### DIRECTION
Locate the line bearing "Write the matplotlib code for this chart." in the material below, then reproduce it and each following line up to and including the line bearing "from matplotlib.patches import Rectangle".

### DATASET
========================

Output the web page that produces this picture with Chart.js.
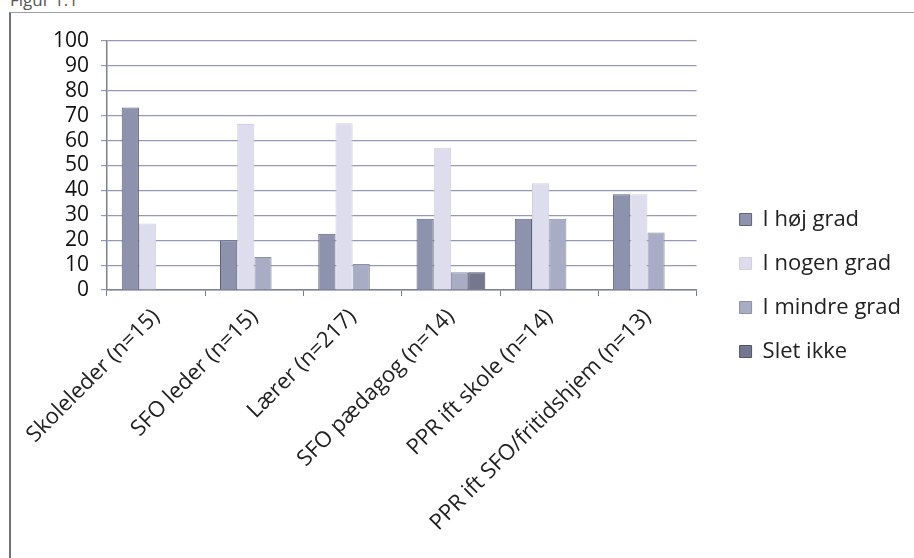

========================

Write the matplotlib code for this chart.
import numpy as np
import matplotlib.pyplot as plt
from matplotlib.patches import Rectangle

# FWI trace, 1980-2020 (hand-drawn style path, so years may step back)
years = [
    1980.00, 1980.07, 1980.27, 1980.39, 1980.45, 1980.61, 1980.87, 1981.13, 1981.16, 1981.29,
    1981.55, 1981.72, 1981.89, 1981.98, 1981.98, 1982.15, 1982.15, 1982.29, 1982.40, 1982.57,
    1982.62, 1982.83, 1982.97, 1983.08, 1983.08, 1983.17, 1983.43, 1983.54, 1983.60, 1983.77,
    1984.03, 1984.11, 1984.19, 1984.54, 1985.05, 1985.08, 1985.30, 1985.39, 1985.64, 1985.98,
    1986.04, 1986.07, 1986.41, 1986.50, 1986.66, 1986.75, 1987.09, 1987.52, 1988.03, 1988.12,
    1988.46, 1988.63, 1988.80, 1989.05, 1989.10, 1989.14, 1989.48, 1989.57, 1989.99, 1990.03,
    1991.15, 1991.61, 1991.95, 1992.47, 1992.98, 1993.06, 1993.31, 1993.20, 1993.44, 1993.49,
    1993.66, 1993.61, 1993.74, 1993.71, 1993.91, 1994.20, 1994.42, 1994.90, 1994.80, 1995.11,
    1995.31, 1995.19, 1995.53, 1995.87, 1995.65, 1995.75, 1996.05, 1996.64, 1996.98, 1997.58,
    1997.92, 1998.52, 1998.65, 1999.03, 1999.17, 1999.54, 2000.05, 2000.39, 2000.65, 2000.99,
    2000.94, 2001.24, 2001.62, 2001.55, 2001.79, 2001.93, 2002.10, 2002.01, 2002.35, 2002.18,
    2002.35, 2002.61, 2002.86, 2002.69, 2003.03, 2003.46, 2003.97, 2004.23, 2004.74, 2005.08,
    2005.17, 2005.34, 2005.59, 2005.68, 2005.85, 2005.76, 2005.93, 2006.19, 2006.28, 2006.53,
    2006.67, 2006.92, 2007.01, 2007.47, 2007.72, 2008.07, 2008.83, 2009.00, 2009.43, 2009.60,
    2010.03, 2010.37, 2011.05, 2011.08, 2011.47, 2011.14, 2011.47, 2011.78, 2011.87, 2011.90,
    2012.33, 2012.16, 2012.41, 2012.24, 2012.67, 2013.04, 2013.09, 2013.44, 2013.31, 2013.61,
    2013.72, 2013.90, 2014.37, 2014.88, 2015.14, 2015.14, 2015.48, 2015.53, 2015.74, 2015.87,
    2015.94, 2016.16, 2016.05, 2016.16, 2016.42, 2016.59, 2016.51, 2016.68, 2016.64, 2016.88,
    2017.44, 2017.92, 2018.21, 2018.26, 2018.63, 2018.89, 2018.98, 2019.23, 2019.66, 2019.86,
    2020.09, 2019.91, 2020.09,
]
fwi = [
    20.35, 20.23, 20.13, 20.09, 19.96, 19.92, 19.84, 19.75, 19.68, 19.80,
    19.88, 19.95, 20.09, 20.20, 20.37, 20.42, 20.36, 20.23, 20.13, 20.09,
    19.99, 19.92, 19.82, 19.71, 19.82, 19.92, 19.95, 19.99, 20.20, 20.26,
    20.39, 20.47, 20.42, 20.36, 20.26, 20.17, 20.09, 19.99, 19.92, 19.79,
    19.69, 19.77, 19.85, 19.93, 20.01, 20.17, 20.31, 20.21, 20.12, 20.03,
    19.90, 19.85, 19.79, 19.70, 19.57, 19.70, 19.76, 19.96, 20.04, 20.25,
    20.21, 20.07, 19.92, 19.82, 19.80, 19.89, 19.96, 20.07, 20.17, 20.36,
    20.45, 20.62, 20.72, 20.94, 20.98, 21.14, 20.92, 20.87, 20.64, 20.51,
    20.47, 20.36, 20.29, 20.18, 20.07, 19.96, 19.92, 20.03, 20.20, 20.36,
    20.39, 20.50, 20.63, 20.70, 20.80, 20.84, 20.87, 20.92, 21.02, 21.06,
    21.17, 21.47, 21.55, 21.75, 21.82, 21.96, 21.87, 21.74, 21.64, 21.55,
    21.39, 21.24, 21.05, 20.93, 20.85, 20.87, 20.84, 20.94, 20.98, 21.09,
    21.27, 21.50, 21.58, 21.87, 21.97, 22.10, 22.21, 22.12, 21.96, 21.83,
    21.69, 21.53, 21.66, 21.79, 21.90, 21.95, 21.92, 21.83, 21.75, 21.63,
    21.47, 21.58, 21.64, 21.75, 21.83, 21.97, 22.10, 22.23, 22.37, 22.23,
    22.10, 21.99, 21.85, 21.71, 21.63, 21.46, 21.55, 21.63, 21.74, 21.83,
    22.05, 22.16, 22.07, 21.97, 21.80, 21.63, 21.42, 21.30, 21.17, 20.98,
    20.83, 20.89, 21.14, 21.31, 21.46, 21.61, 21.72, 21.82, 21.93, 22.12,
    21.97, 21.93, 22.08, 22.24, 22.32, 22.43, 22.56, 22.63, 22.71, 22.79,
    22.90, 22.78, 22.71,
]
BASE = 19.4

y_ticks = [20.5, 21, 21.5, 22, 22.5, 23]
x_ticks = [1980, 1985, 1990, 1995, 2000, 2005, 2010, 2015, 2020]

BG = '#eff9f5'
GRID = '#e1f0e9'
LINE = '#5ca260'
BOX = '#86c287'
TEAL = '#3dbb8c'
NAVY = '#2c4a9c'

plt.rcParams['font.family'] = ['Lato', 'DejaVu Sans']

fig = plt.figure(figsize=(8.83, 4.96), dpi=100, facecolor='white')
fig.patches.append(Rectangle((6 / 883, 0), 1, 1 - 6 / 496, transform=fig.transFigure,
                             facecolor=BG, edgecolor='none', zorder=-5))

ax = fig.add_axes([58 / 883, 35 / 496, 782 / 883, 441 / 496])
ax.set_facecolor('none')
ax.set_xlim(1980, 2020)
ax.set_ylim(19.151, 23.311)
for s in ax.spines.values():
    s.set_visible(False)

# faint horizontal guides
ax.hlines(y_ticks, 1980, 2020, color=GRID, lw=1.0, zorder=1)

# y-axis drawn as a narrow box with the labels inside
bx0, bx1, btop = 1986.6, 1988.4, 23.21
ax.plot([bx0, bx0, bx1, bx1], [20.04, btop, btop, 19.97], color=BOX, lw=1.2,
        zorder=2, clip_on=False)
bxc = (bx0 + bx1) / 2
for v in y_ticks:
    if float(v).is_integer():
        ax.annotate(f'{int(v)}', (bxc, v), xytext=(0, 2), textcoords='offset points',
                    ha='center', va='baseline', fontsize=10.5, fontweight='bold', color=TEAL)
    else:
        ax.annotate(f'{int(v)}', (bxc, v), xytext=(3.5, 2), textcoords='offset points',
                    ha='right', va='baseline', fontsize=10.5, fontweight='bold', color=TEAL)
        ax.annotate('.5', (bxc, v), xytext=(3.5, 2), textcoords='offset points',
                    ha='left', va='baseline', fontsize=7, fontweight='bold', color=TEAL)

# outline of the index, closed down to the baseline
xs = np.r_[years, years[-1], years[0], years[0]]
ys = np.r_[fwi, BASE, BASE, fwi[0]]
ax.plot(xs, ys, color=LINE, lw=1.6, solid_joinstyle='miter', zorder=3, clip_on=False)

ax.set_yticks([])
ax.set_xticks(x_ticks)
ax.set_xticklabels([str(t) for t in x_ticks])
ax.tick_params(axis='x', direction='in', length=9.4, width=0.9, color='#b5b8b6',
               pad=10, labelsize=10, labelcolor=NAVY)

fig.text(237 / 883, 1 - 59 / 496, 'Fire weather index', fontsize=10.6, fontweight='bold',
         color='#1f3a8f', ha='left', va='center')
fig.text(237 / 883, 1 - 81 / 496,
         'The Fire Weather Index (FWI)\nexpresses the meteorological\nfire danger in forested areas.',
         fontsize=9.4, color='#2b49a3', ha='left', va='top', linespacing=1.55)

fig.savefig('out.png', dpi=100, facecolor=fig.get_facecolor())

========================

### WRITTEN SOLUTION
Write the matplotlib code for this chart.
import numpy as np
import matplotlib.pyplot as plt
from matplotlib.patches import Rectangle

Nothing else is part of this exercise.